DomainVerse: A Benchmark Towards Real-World Distribution Shifts for Training-Free Adaptive Domain Generalization

Feng Hou, Jin Yuan, Ying Yang, Yao Zhang, Yang Liu, Yang Zhang, Cheng Zhong, Zhongchao Shi, Jianping Fan, Zhiqiang He, Yong Rui

Published: 01 Jan 2025, Last Modified: 15 Mar 2026IEEE Transactions on MultimediaEveryoneRevisionsCC BY-SA 4.0

Abstract: Traditional cross-domain tasks, including unsupervised domain adaptation (UDA), domain generalization (DG) and test-time adaptation (TTA), rely heavily on the training model by source domain data whether for specific or arbitrary target domains.

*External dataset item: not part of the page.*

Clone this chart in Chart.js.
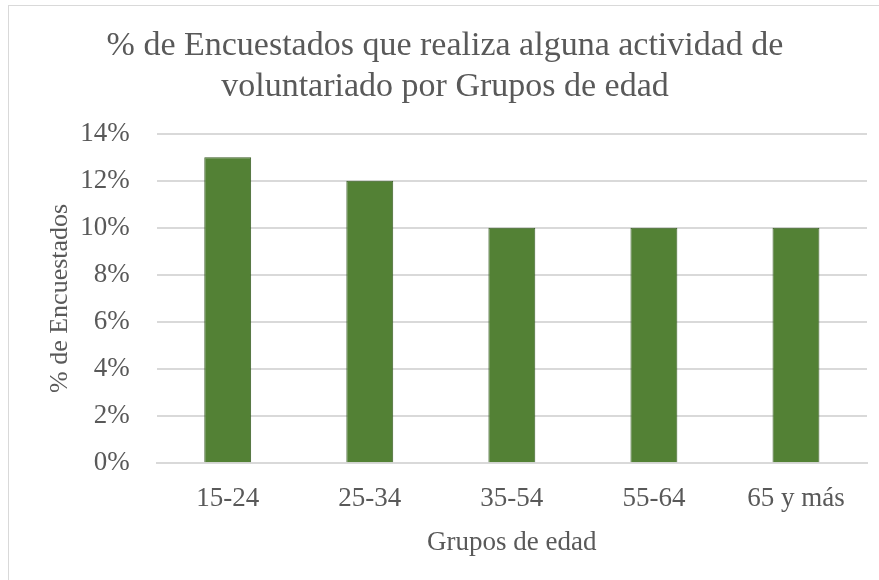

With the recent advance of vision-language models (VLMs), recognized as natural source models that can be transferred to various downstream tasks without any parameter training, we propose a novel cross-domain task directly combining the strengths of both UDA and DG, named Training-Free Adaptive Domain Generalization (TF-ADG). However, current cross-domain datasets have many limitations, such as unrealistic domains, unclear domain definitions, and the inability to fine-grained domain decomposition, which hinder the real-world application of current cross-domain models due to the lack of accurate and fair evaluation of fine-grained realistic domains. These insights motivate us to establish a novel realistic benchmark for TF-ADG. Benefiting from the introduced hierarchical definition of domain shifts, our proposed dataset DomainVerse addresses these issues by providing about 0.5 million images from 390 realistic, hierarchical, and balanced domains, allowing for decomposition across multiple domains within each image. With the help of the constructed DomainVerse and VLMs, we further propose two algorithms called Domain CLIP and Domain++ CLIP for training-free adaptive domain generalization. Extensive and comprehensive experiments demonstrate the significance of the dataset and the effectiveness of the proposed methods.

External IDs:doi:10.1109/tmm.2025.3586108